Dominique Fung challenged Katherina Olschbaur to equal her in painting the largest canvas to which she ever set brush. Olschbaur accepted. Each of the monumental works is a case study in its respective author’s practice. Fung begins with measured, thoughtfully rendered sketches on her gessoed surfaces, then loosens-up as the forms breathe their first earthy-toned breaths; Olschbaur improvises at first, then reins-in and articulates her subjects as they discover their voices in a technicolor gravity that defies Newton.
Both canvases radiate outward from a mysterious central figure and flex a sort of soft power to contain the ensuing chaos without diminishing its energy. Like much of her recent work, Olschbaur grounds “Dom’s Arc,” 2021, in references to the violent, erotically-charged biblical paintings that flourished in the Renaissance. A stormy horizon line bisects the northern and southern hemispheres of the piece, the vibrant reds and pinks above serve to illuminate the darker, dirtier blues, lavenders, and greys below. Coupled horses and erotic dancers spring forth away from Dom (Olschbaur’s gender-reversed Noah) and a female partner, and charge the viewer. The absence of men sensually subverts the traditional understanding of the ark, and hints that this cruise was more about pleasure than procreation.
While Olschbaur’s work dances with the destabilization of Judeo-Christian lust and expectation, Fung thrives in the creation of contemporary allegories for ancient objects, and encourages new metaphysical understandings of their value and purpose. Two huntresses center “The Control of Fire,” 2021, bows drawn and at the ready, one figure almost completely obscured by her hair or a long veil. Each is rendered in an earthy palette that diffuses light and enables focus.Their hunt has already been successful. A stuck sparrow is suspended face-down, the arrows that killed it butted by a ceramic vessel. Five disembodied hands suspend a net with dead geese, gathered mushrooms, and other bounty. Like Olschbaur, Fung delights in unsettling faulty conventional wisdom: archaeologists have documented that women have hunted without male counterparts throughout history.
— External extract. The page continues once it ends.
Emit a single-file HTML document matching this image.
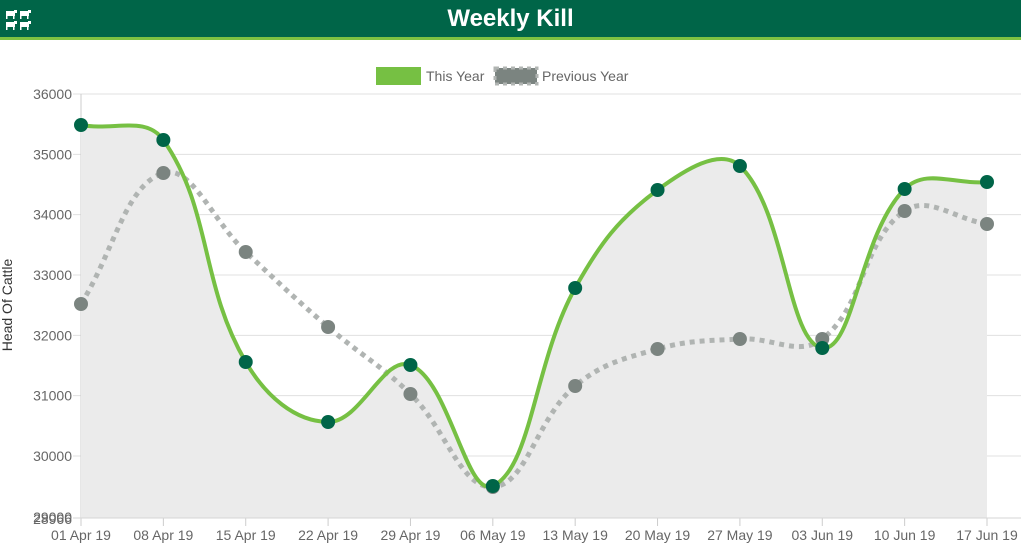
<!DOCTYPE html>
<html><head><meta charset="utf-8"><style>
body{margin:0;width:1021px;height:552px;background:#fff;overflow:hidden;font-family:"Liberation Sans",sans-serif}
.hdr{position:absolute;left:0;top:0;width:1021px;height:37px;background:#006548;border-bottom:3px solid #7dc242}
.hdr h1{margin:0;text-align:center;color:#fff;font-size:24px;line-height:37px;font-weight:bold}
svg{position:absolute;left:0;top:0}
</style></head><body>
<div class="hdr"><h1>Weekly Kill</h1>
<svg width="40" height="37" style="position:absolute;left:0;top:0">
<g fill="#fff">
<rect x="6" y="11" width="9" height="5"/><rect x="14" y="10" width="3" height="3"/><rect x="6" y="16" width="1.5" height="3"/><rect x="13" y="16" width="1.5" height="3"/>
<rect x="20" y="11" width="9" height="5"/><rect x="28" y="10" width="3" height="3"/><rect x="20" y="16" width="1.5" height="3"/><rect x="27" y="16" width="1.5" height="3"/>
<rect x="6" y="22" width="9" height="5"/><rect x="14" y="21" width="3" height="3"/><rect x="6" y="27" width="1.5" height="3"/><rect x="13" y="27" width="1.5" height="3"/>
<rect x="20" y="22" width="9" height="5"/><rect x="28" y="21" width="3" height="3"/><rect x="20" y="27" width="1.5" height="3"/><rect x="27" y="27" width="1.5" height="3"/>
</g></svg></div>
<svg id="s" width="1021" height="552" xmlns="http://www.w3.org/2000/svg" font-family="Liberation Sans, sans-serif" style="top:0"></svg>
<script>
var s=document.getElementById('s'),h='';
var X0=81,DX=(987-81)/11;
function Y(v){return 94+(36000-v)*0.060333;}
var labs=['01 Apr 19','08 Apr 19','15 Apr 19','22 Apr 19','29 Apr 19','06 May 19','13 May 19','20 May 19','27 May 19','03 Jun 19','10 Jun 19','17 Jun 19'];
var ty=[125,140,362,422,365,486,288,190,166,348,189,182];
var py=[304,173,252,327,394,487,386,349,339,339,211,224];
h+='<rect x="376" y="67" width="45" height="18" fill="#76c043"/><text x="426" y="81" font-size="14" fill="#666">This Year</text>';
h+='<rect x="495" y="68" width="42" height="16" fill="#7b8480" stroke="#b0b4b2" stroke-width="3" stroke-dasharray="4 4"/><text x="542" y="81" font-size="14" fill="#666">Previous Year</text>';
for(var v=30000;v<=36000;v+=1000){var y=Y(v);h+='<line x1="73" x2="1021" y1="'+y+'" y2="'+y+'" stroke="#e0e0e0"/><text x="72" y="'+(y+5)+'" font-size="14" fill="#666" text-anchor="end">'+v+'</text>';}
h+='<text x="72" y="522" font-size="14" fill="#666" text-anchor="end">29000</text><text x="72" y="524" font-size="14" fill="#666" text-anchor="end">28966</text>';
h+='<line x1="81" x2="81" y1="94" y2="526" stroke="#ccc"/>';
for(var i=0;i<12;i++){var x=X0+i*DX;h+='<line x1="'+x+'" x2="'+x+'" y1="518" y2="526" stroke="#ccc"/><text x="'+x+'" y="540" font-size="14" fill="#666" text-anchor="middle">'+labs[i]+'</text>';}
function path(ys){var p=ys.map(function(y,i){return [X0+i*DX,y]});var t=0.4,c=[];
for(var i=0;i<p.length;i++){var a=p[Math.max(i-1,0)],b=p[i],n=p[Math.min(i+1,p.length-1)];
var d1=Math.hypot(b[0]-a[0],b[1]-a[1]),d2=Math.hypot(n[0]-b[0],n[1]-b[1]);var s1=d1/(d1+d2||1),s2=d2/(d1+d2||1);var fa=t*s1,fb=t*s2;
c.push([[b[0]-fa*(n[0]-a[0]),b[1]-fa*(n[1]-a[1])],[b[0]+fb*(n[0]-a[0]),b[1]+fb*(n[1]-a[1])]]);}
var d='M'+p[0][0]+' '+p[0][1];for(var i=1;i<p.length;i++){d+=' C'+c[i-1][1][0]+' '+c[i-1][1][1]+' '+c[i][0][0]+' '+c[i][0][1]+' '+p[i][0]+' '+p[i][1];}return d;}
var tp=path(ty);
h+='<path d="'+tp+' L987 518 L81 518 Z" fill="#ebebeb"/>';
h+='<line x1="73" x2="1021" y1="518" y2="518" stroke="#d6d6d6"/>';
h+='<path d="'+path(py)+'" fill="none" stroke="#b0b4b2" stroke-width="5" stroke-dasharray="5 5"/>';
h+='<path d="'+tp+'" fill="none" stroke="#76c043" stroke-width="4"/>';
for(var i=0;i<12;i++){var x=X0+i*DX;h+='<circle cx="'+x+'" cy="'+py[i]+'" r="7" fill="#7b8480"/>';}
for(var i=0;i<12;i++){var x=X0+i*DX;h+='<circle cx="'+x+'" cy="'+ty[i]+'" r="7" fill="#006548"/>';}
h+='<text transform="translate(12,305) rotate(-90)" font-size="14" fill="#333" text-anchor="middle">Head Of Cattle</text>';
s.innerHTML=h;
</script>
</body></html>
My Kingdom and a Horse is an exhibition of ten major works by two young painters just beginning to recognize that the kingdoms of their talents have no borders. It is a celebration of shared ambition, collaboration, and splendid painting.
Dominique Fung (b. 1987, Ottawa, Canada) lives and works in Brooklyn, New York. She received a BAA from Sheridan College Institute of Technology in Toronto, Canada. Recent exhibitions include It’s Not Polite to Stare, Jeffrey Deitch, New York, United States (2021, solo); PAPA RAGAZZE!, Nicodim Gallery, Los Angeles, United States (2020); Relics and Remains, Nicodim Gallery, Los Angeles, USA (2020, solo); Friends and Friends of Friends: Artistic Communities in the Age of Social Media, Schlossmuseum, Linz, Austria (2020); Good Pictures (curated by Austin Lee), Jeffrey Deitch, New York, USA (2020); Skin Stealers, Nicodim Gallery, Los Angeles, USA (2020); Wash Your Corners, Ross + Kramer, New York, New York, United States (2019, solo); Looking Backward, Moving Forward, Taymour Grahne, London, United Kingdom (2019, solo).
Katherina Olschbaur (b.1983, Bregenz, Lake Constance, Austria) lives and works in Los Angeles, California. Olschbaur graduated from the University of Applied Arts, Vienna, Austria. Recent exhibitions include Night Blessings, Union Pacific, London (2021, solo), Tortured Ecstasies, Nicodim Gallery, Los Angeles (2020, solo); Dirty Elements, Contemporary Arts Center Gallery, UC Irvine, Irvine, CA, USA (2020, solo); Hollywood Babylon, Jeffrey Deitch, Nicodim, AUTRE Magazine, Los Angeles, CA (2020); The Divine Hermaphrodite, GNYP Gallery, Berlin, Germany (2019, solo); and Horses, Nicodim Gallery, Los Angeles, USA (2018, solo). In 2021, she was selected for Kehinde Wiley’s Black Rock residency in Dakar, Senegal.